Let me be honest: Friends is not a show that looks like my life. It’s impossibly white. Everyone has suspiciously large apartments. And somehow, no one seems to have a real job until season 6.
But growing up as a gay Indian immigrant in New York City? That show was a lifeline.
My Emotional Support Sitcom
When I moved to the U.S. as a teenager, everything felt strange—school, slang, Subway sandwiches. I didn’t always get the references or know what to wear. But I knew how to laugh. And Friends gave me that—22 minutes of predictable, familiar chaos where no matter how bad things got, Monica was still neurotic, Joey was still hungry, and life always worked itself out by the credits.
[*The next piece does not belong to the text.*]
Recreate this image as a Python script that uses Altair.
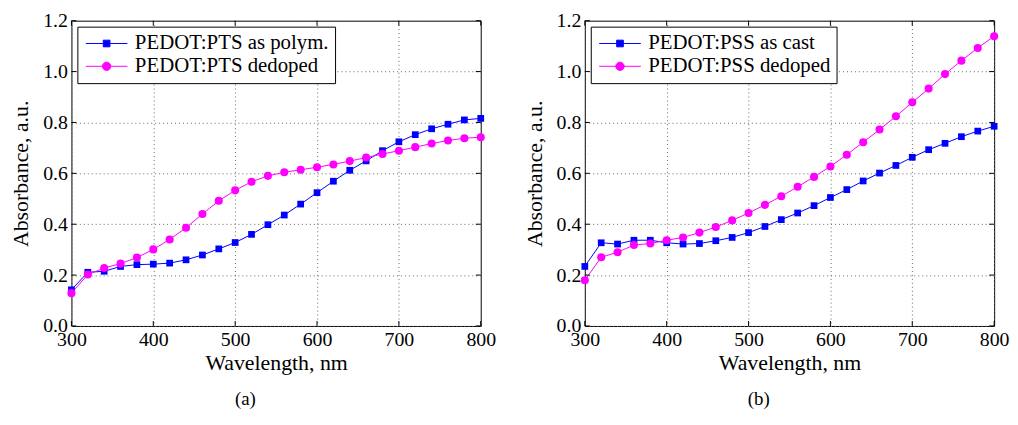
import altair as alt
import pandas as pd

# ---------------- data ----------------
wavelength = [300, 320, 340, 360, 380, 400, 420, 440, 460, 480, 500, 520, 540,
              560, 580, 600, 620, 640, 660, 680, 700, 720, 740, 760, 780, 800]

pts_as_polym = [0.142, 0.211, 0.215, 0.234, 0.241, 0.243, 0.247, 0.260, 0.279,
                0.303, 0.328, 0.360, 0.398, 0.436, 0.479, 0.524, 0.569, 0.612,
                0.649, 0.689, 0.724, 0.752, 0.775, 0.793, 0.810, 0.816]
pts_dedoped = [0.129, 0.202, 0.228, 0.245, 0.269, 0.301, 0.340, 0.386, 0.440,
               0.492, 0.533, 0.567, 0.590, 0.604, 0.614, 0.624, 0.635, 0.648,
               0.662, 0.676, 0.689, 0.703, 0.717, 0.729, 0.738, 0.742]

pss_as_cast = [0.234, 0.327, 0.322, 0.337, 0.337, 0.327, 0.322, 0.324, 0.335,
               0.348, 0.367, 0.391, 0.418, 0.444, 0.473, 0.505, 0.536, 0.570,
               0.601, 0.631, 0.663, 0.693, 0.718, 0.744, 0.766, 0.785]
pss_dedoped = [0.180, 0.270, 0.290, 0.318, 0.324, 0.337, 0.348, 0.367, 0.389,
               0.415, 0.444, 0.476, 0.510, 0.547, 0.586, 0.627, 0.673, 0.722,
               0.772, 0.824, 0.879, 0.933, 0.990, 1.043, 1.093, 1.139]

names_a = ["PEDOT:PTS as polym.", "PEDOT:PTS dedoped"]
names_b = ["PEDOT:PSS as cast", "PEDOT:PSS dedoped"]
captions = ["(a)", "(b)"]

x_ticks = [300, 400, 500, 600, 700, 800]
y_ticks = [0.0, 0.2, 0.4, 0.6, 0.8, 1.0, 1.2]

# ---------------- styling ----------------
FONT = "Liberation Serif"
W, H = 413, 308
BLUE, MAGENTA = "#0000ff", "#ff00ff"
TICK = 5

# legend symbols: a line segment with the marker in its middle
SQ_PATH = "M-1,0H1M-0.16,-0.16H0.16V0.16H-0.16Z"
CI_PATH = "M-1,0H1M0.2,0A0.2,0.2,0,1,1,-0.2,0A0.2,0.2,0,1,1,0.2,0Z"


def panel(s1, s2, names, caption):
    df = pd.DataFrame({
        "wl": wavelength * 2,
        "abs": s1 + s2,
        "series": [names[0]] * len(wavelength) + [names[1]] * len(wavelength),
    })
    x = alt.X("wl:Q", scale=alt.Scale(domain=[300, 800], nice=False, zero=False),
              axis=alt.Axis(values=x_ticks, format="d", title="Wavelength, nm"))
    y = alt.Y("abs:Q", scale=alt.Scale(domain=[0, 1.2], nice=False),
              axis=alt.Axis(values=y_ticks, format=".1f", title="Absorbance, a.u."))

    base = alt.Chart(df).encode(x=x, y=y)
    s_a = base.transform_filter(alt.datum.series == names[0])
    s_b = base.transform_filter(alt.datum.series == names[1])
    layers = [
        s_a.mark_line(strokeWidth=1, color=BLUE),
        s_b.mark_line(strokeWidth=1, color=MAGENTA),
        s_a.mark_point(shape="square", filled=True, size=46, opacity=1, color=BLUE),
        s_b.mark_point(shape="circle", filled=True, size=66, opacity=1, color=MAGENTA),
    ]

    # legend-only layer: no rows survive the filter, the scales carry the domain
    cscale = alt.Scale(domain=names, range=[BLUE, MAGENTA])
    leg = alt.Legend(title=None, orient="top-left")
    legend_layer = base.transform_filter(alt.datum.wl < 0).mark_point(
        filled=True, opacity=1, strokeWidth=1).encode(
        fill=alt.Fill("series:N", scale=cscale, legend=leg),
        stroke=alt.Stroke("series:N", scale=cscale, legend=leg),
        shape=alt.Shape("series:N", scale=alt.Scale(domain=names, range=[SQ_PATH, CI_PATH]),
                        legend=leg),
    )

    # inward tick marks on all four sides
    xt = alt.Chart(pd.DataFrame({"wl": x_ticks})).mark_rule(color="black", strokeWidth=1)
    yt = alt.Chart(pd.DataFrame({"abs": y_ticks})).mark_rule(color="black", strokeWidth=1)
    ticks = [
        xt.encode(x=x, y=alt.value(H), y2=alt.value(H - TICK)),
        xt.encode(x=x, y=alt.value(0), y2=alt.value(TICK)),
        yt.encode(y=y, x=alt.value(0), x2=alt.value(TICK)),
        yt.encode(y=y, x=alt.value(W), x2=alt.value(W - TICK)),
    ]

    return alt.layer(*layers, legend_layer, *ticks).properties(
        width=W, height=H,
        title=alt.TitleParams(caption, orient="bottom", font=FONT, fontSize=19,
                              fontWeight="normal", color="black", offset=17, dx=-31),
    )


chart = alt.hconcat(
    panel(pts_as_polym, pts_dedoped, names_a, captions[0]),
    panel(pss_as_cast, pss_dedoped, names_b, captions[1]),
    spacing=26,
).resolve_scale(
    fill="independent", stroke="independent", shape="independent",
    x="independent", y="independent",
).resolve_legend(
    fill="independent", stroke="independent", shape="independent",
).properties(
    padding={"left": 1, "top": 0, "right": 0, "bottom": 0}
).configure_view(
    stroke="black", strokeWidth=1
).configure_axis(
    labelFont=FONT, labelFontSize=20, labelColor="black", labelPadding=4,
    labelFlush=False, labelOverlap=False,
    titleFont=FONT, titleFontSize=22, titleFontWeight="normal", titleColor="black",
    ticks=False, domain=False,
    grid=True, gridColor="#666666", gridDash=[1, 3], gridOpacity=1, gridWidth=1,
).configure_axisY(
    titlePadding=10
).configure_axisX(
    titlePadding=3
).configure_legend(
    offset=6, padding=6, fillColor="white", strokeColor="black", strokeWidth=1,
    labelFont=FONT, labelFontSize=21, labelColor="black", labelOffset=7, labelLimit=0,
    symbolSize=1764, symbolOffset=2, symbolStrokeWidth=1, symbolOpacity=1,
    clipHeight=22, rowPadding=1, cornerRadius=0,
)

chart.save("out.html", embed_options={"renderer": "svg", "actions": False})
It wasn’t just background noise. It was comfort. A world where people showed up for each other. Where chosen family mattered. Where your worst day could be turned into a running joke.
The New York That Wasn’t, But I Wanted Anyway
The NYC in Friends was, let’s face it, a delusion. But for someone new to this country, it was the right kind of delusion. I wanted that coffee shop. I wanted spontaneous hangouts and inside jokes and knowing glances across the couch.
In a city where I often felt like I was fading into the crowd, Friends made adulthood in New York feel like something I could reach for—messy, ridiculous, joyful.
Seeing Myself… Kind Of?
Let’s address the elephant in the Central Perk: Friends wasn’t diverse. Like, at all. I didn’t see anyone who looked like me or had parents like mine or juggled the same cultural confusion I did. But I still saw pieces of myself in the awkwardness, in the relationships, in the desperate attempts to figure life out.
Ross questioning his career, Chandler overcompensating with sarcasm, Rachel learning how to adult—those weren’t just plotlines. They were moods. Especially for someone trying to piece together an identity from two very different worlds.
Why It Still Hits
To this day, I know the episodes by heart. I quote them mid-conversation. (Sorry to everyone who’s ever had to hear me say, “They don’t know that we know they know we know!”) But more than that, Friends gave me a tiny, hopeful script: that life in a new country could be more than just survival—it could be funny. And shared. And maybe even mine.
TL;DR: Friends didn’t reflect my reality, but it gave me something better—a blueprint for belonging. For immigrants like me, it wasn’t about seeing ourselves perfectly represented. It was about feeling less alone in the chaos. And that’s why, even now, when the world feels overwhelming, I still press play.